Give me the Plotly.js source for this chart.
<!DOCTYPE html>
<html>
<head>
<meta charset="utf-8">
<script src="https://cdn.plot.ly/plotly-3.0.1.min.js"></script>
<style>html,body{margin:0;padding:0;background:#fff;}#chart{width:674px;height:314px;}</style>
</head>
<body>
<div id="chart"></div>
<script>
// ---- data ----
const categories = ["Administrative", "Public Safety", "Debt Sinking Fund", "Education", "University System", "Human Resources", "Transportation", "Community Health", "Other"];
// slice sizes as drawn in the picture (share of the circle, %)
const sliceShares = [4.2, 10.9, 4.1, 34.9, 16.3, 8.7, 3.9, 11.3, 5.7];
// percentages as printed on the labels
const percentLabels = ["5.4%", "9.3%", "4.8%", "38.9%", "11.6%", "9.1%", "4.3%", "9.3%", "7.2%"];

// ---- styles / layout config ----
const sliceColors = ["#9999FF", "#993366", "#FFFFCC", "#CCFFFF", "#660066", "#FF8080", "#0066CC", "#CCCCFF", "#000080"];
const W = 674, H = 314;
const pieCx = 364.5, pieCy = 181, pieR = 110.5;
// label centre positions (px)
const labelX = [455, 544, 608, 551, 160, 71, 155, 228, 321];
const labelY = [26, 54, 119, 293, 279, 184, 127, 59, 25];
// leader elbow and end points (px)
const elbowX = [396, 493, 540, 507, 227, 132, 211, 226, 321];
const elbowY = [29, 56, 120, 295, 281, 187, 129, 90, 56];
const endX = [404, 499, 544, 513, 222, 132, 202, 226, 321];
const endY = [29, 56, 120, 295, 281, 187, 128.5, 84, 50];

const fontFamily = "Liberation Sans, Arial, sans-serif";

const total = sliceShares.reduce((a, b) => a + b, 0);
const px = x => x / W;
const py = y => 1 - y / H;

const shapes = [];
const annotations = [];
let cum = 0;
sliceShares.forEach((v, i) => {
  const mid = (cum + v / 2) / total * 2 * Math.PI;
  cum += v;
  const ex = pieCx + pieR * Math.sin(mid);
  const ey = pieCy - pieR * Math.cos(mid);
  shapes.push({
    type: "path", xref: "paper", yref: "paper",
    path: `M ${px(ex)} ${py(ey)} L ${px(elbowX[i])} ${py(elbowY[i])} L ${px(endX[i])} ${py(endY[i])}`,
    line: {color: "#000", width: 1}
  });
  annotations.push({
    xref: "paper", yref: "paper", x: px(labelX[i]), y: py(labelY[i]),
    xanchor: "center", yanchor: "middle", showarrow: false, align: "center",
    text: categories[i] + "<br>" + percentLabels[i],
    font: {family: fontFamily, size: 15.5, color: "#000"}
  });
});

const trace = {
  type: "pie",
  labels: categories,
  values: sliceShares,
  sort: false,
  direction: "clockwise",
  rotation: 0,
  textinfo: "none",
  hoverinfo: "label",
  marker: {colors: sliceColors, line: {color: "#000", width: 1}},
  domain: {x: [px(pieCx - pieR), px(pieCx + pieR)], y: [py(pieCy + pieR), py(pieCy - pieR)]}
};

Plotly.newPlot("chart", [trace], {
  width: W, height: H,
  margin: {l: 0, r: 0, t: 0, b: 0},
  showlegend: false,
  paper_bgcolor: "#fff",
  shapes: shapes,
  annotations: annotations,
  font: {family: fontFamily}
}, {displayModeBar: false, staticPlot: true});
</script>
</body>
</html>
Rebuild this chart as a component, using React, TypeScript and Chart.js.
^^^^^^^^
What the task requires:
Using the entries above, please restate each one word for word.

Answer for this exercise:
Give me the Plotly.js source for this chart.
<!DOCTYPE html>
<html>
<head>
<meta charset="utf-8">
<script src="https://cdn.plot.ly/plotly-3.0.1.min.js"></script>
<style>html,body{margin:0;padding:0;background:#fff;}#chart{width:674px;height:314px;}</style>
</head>
<body>
<div id="chart"></div>
<script>
// ---- data ----
const categories = ["Administrative", "Public Safety", "Debt Sinking Fund", "Education", "University System", "Human Resources", "Transportation", "Community Health", "Other"];
// slice sizes as drawn in the picture (share of the circle, %)
const sliceShares = [4.2, 10.9, 4.1, 34.9, 16.3, 8.7, 3.9, 11.3, 5.7];
// percentages as printed on the labels
const percentLabels = ["5.4%", "9.3%", "4.8%", "38.9%", "11.6%", "9.1%", "4.3%", "9.3%", "7.2%"];

// ---- styles / layout config ----
const sliceColors = ["#9999FF", "#993366", "#FFFFCC", "#CCFFFF", "#660066", "#FF8080", "#0066CC", "#CCCCFF", "#000080"];
const W = 674, H = 314;
const pieCx = 364.5, pieCy = 181, pieR = 110.5;
// label centre positions (px)
const labelX = [455, 544, 608, 551, 160, 71, 155, 228, 321];
const labelY = [26, 54, 119, 293, 279, 184, 127, 59, 25];
// leader elbow and end points (px)
const elbowX = [396, 493, 540, 507, 227, 132, 211, 226, 321];
const elbowY = [29, 56, 120, 295, 281, 187, 129, 90, 56];
const endX = [404, 499, 544, 513, 222, 132, 202, 226, 321];
const endY = [29, 56, 120, 295, 281, 187, 128.5, 84, 50];

const fontFamily = "Liberation Sans, Arial, sans-serif";

const total = sliceShares.reduce((a, b) => a + b, 0);
const px = x => x / W;
const py = y => 1 - y / H;

const shapes = [];
const annotations = [];
let cum = 0;
sliceShares.forEach((v, i) => {
  const mid = (cum + v / 2) / total * 2 * Math.PI;
  cum += v;
  const ex = pieCx + pieR * Math.sin(mid);
  const ey = pieCy - pieR * Math.cos(mid);
  shapes.push({
    type: "path", xref: "paper", yref: "paper",
    path: `M ${px(ex)} ${py(ey)} L ${px(elbowX[i])} ${py(elbowY[i])} L ${px(endX[i])} ${py(endY[i])}`,
    line: {color: "#000", width: 1}
  });
  annotations.push({
    xref: "paper", yref: "paper", x: px(labelX[i]), y: py(labelY[i]),
    xanchor: "center", yanchor: "middle", showarrow: false, align: "center",
    text: categories[i] + "<br>" + percentLabels[i],
    font: {family: fontFamily, size: 15.5, color: "#000"}
  });
});

const trace = {
  type: "pie",
  labels: categories,
  values: sliceShares,
  sort: false,
  direction: "clockwise",
  rotation: 0,
  textinfo: "none",
  hoverinfo: "label",
  marker: {colors: sliceColors, line: {color: "#000", width: 1}},
  domain: {x: [px(pieCx - pieR), px(pieCx + pieR)], y: [py(pieCy + pieR), py(pieCy - pieR)]}
};

Plotly.newPlot("chart", [trace], {
  width: W, height: H,
  margin: {l: 0, r: 0, t: 0, b: 0},
  showlegend: false,
  paper_bgcolor: "#fff",
  shapes: shapes,
  annotations: annotations,
  font: {family: fontFamily}
}, {displayModeBar: false, staticPlot: true});
</script>
</body>
</html>
Rebuild this chart as a component, using React, TypeScript and Chart.js.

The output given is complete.